● **Work to complete**
Every line of the listing must be reproduced as it stands. Leave the images behind.

● **Data**
## Start

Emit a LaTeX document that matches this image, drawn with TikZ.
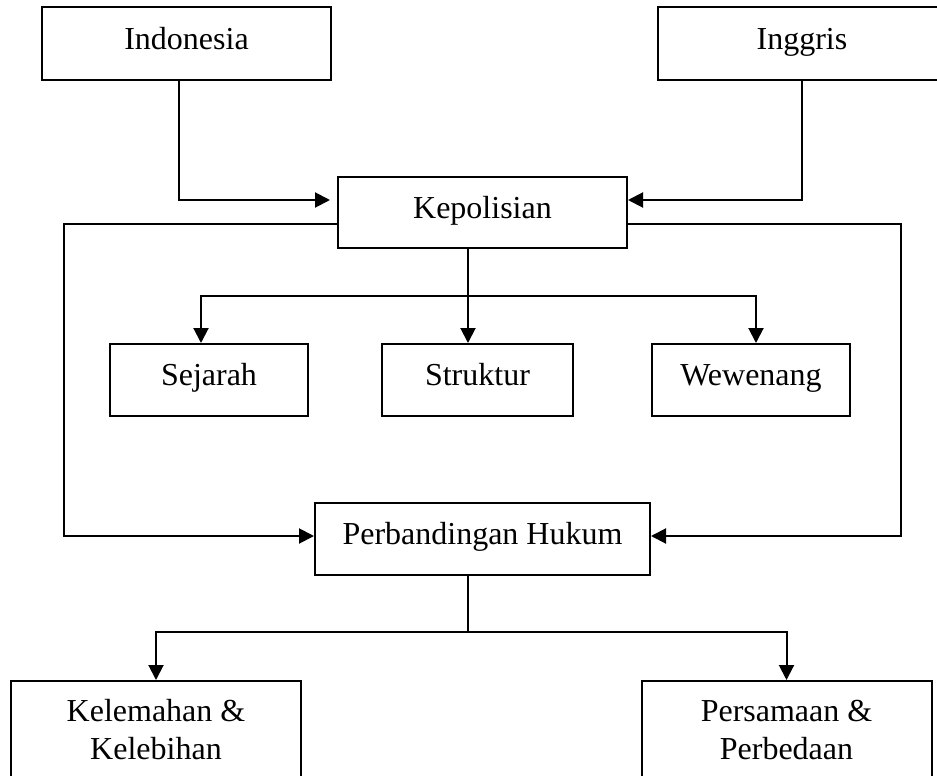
\documentclass[tikz,border=0pt]{standalone}
\usepackage{fontspec}
\setmainfont{Liberation Serif}
\usetikzlibrary{arrows.meta, positioning, calc}
\tikzset{
    >={Triangle[length=7.5pt, width=7.5pt]}
}
\begin{document}
\begin{tikzpicture}[x=0.5pt, y=-0.5pt, line width=1pt, font={\fontsize{16}{19}\selectfont},
    box/.style={draw, inner sep=0pt, text height=10.5pt, text depth=5pt, minimum height=36pt},
    twobox/.style={draw, inner sep=0pt, align=center, anchor=north, minimum width=145pt, text height=39pt, text depth=20pt}]
    \useasboundingbox (0, 0) rectangle (937, 776);
    \node[box, minimum width=144.5pt, minimum height=36.5pt] (indonesia) at (186.5, 43.5) {Indonesia};
    \node[box, minimum width=144.5pt, minimum height=36.5pt] (inggris) at (802, 43.5) {Inggris};
    \node[box, minimum width=144.5pt, minimum height=35.5pt] (kepolisian) at (482.5, 212.5) {Kepolisian};
    \node[box, minimum width=99pt] (sejarah) at (209, 380) {Sejarah};
    \node[box, minimum width=95.5pt] (struktur) at (477.5, 380) {Struktur};
    \node[box, minimum width=99pt] (wewenang) at (751, 380) {Wewenang};
    \node[box, minimum width=167.5pt] (perbandingan) at (482.5, 539) {Perbandingan Hukum};
    \node[twobox] (kelemahan) at (156, 680) {Kelemahan \&\\Kelebihan};
    \node[twobox] (persamaan) at (786.5, 680) {Persamaan \&\\Perbedaan};
    \coordinate (lft) at (64, 380);
    \coordinate (rgt) at (901, 380);
    \coordinate (kbranch) at (468, 296);
    \coordinate (pbranch) at (468, 632);
    \draw[->, shorten >=3.5pt] ([xshift=-3.75pt]indonesia.south) |- ([yshift=6.25pt]kepolisian.west);
    \draw[->] (inggris.south) |- ([yshift=6.25pt]kepolisian.east);
    \draw[->] ([yshift=-5.75pt]kepolisian.west) -| (lft) |- ([yshift=1.5pt]perbandingan.west);
    \draw[->] ([yshift=-5.75pt]kepolisian.east) -| (rgt) |- ([yshift=1.5pt]perbandingan.east);
    \draw[->] ([xshift=-7.25pt]kepolisian.south) -- ([xshift=-4.75pt]struktur.north);
    \draw[->] (kbranch) -| ([xshift=-4pt]sejarah.north);
    \draw[->] (kbranch) -| ([xshift=2.5pt]wewenang.north);
    \draw ([xshift=-7.25pt]perbandingan.south) -- (pbranch);
    \draw[->] (pbranch) -| (kelemahan.north);
    \draw[->] (pbranch) -| (persamaan.north);
\end{tikzpicture}
\end{document}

## End

● **Solution to this task**
Emit a LaTeX document that matches this image, drawn with TikZ.
\documentclass[tikz,border=0pt]{standalone}
\usepackage{fontspec}
\setmainfont{Liberation Serif}
\usetikzlibrary{arrows.meta, positioning, calc}
\tikzset{
    >={Triangle[length=7.5pt, width=7.5pt]}
}
\begin{document}
\begin{tikzpicture}[x=0.5pt, y=-0.5pt, line width=1pt, font={\fontsize{16}{19}\selectfont},
    box/.style={draw, inner sep=0pt, text height=10.5pt, text depth=5pt, minimum height=36pt},
    twobox/.style={draw, inner sep=0pt, align=center, anchor=north, minimum width=145pt, text height=39pt, text depth=20pt}]
    \useasboundingbox (0, 0) rectangle (937, 776);
    \node[box, minimum width=144.5pt, minimum height=36.5pt] (indonesia) at (186.5, 43.5) {Indonesia};
    \node[box, minimum width=144.5pt, minimum height=36.5pt] (inggris) at (802, 43.5) {Inggris};
    \node[box, minimum width=144.5pt, minimum height=35.5pt] (kepolisian) at (482.5, 212.5) {Kepolisian};
    \node[box, minimum width=99pt] (sejarah) at (209, 380) {Sejarah};
    \node[box, minimum width=95.5pt] (struktur) at (477.5, 380) {Struktur};
    \node[box, minimum width=99pt] (wewenang) at (751, 380) {Wewenang};
    \node[box, minimum width=167.5pt] (perbandingan) at (482.5, 539) {Perbandingan Hukum};
    \node[twobox] (kelemahan) at (156, 680) {Kelemahan \&\\Kelebihan};
    \node[twobox] (persamaan) at (786.5, 680) {Persamaan \&\\Perbedaan};
    \coordinate (lft) at (64, 380);
    \coordinate (rgt) at (901, 380);
    \coordinate (kbranch) at (468, 296);
    \coordinate (pbranch) at (468, 632);
    \draw[->, shorten >=3.5pt] ([xshift=-3.75pt]indonesia.south) |- ([yshift=6.25pt]kepolisian.west);
    \draw[->] (inggris.south) |- ([yshift=6.25pt]kepolisian.east);
    \draw[->] ([yshift=-5.75pt]kepolisian.west) -| (lft) |- ([yshift=1.5pt]perbandingan.west);
    \draw[->] ([yshift=-5.75pt]kepolisian.east) -| (rgt) |- ([yshift=1.5pt]perbandingan.east);
    \draw[->] ([xshift=-7.25pt]kepolisian.south) -- ([xshift=-4.75pt]struktur.north);
    \draw[->] (kbranch) -| ([xshift=-4pt]sejarah.north);
    \draw[->] (kbranch) -| ([xshift=2.5pt]wewenang.north);
    \draw ([xshift=-7.25pt]perbandingan.south) -- (pbranch);
    \draw[->] (pbranch) -| (kelemahan.north);
    \draw[->] (pbranch) -| (persamaan.north);
\end{tikzpicture}
\end{document}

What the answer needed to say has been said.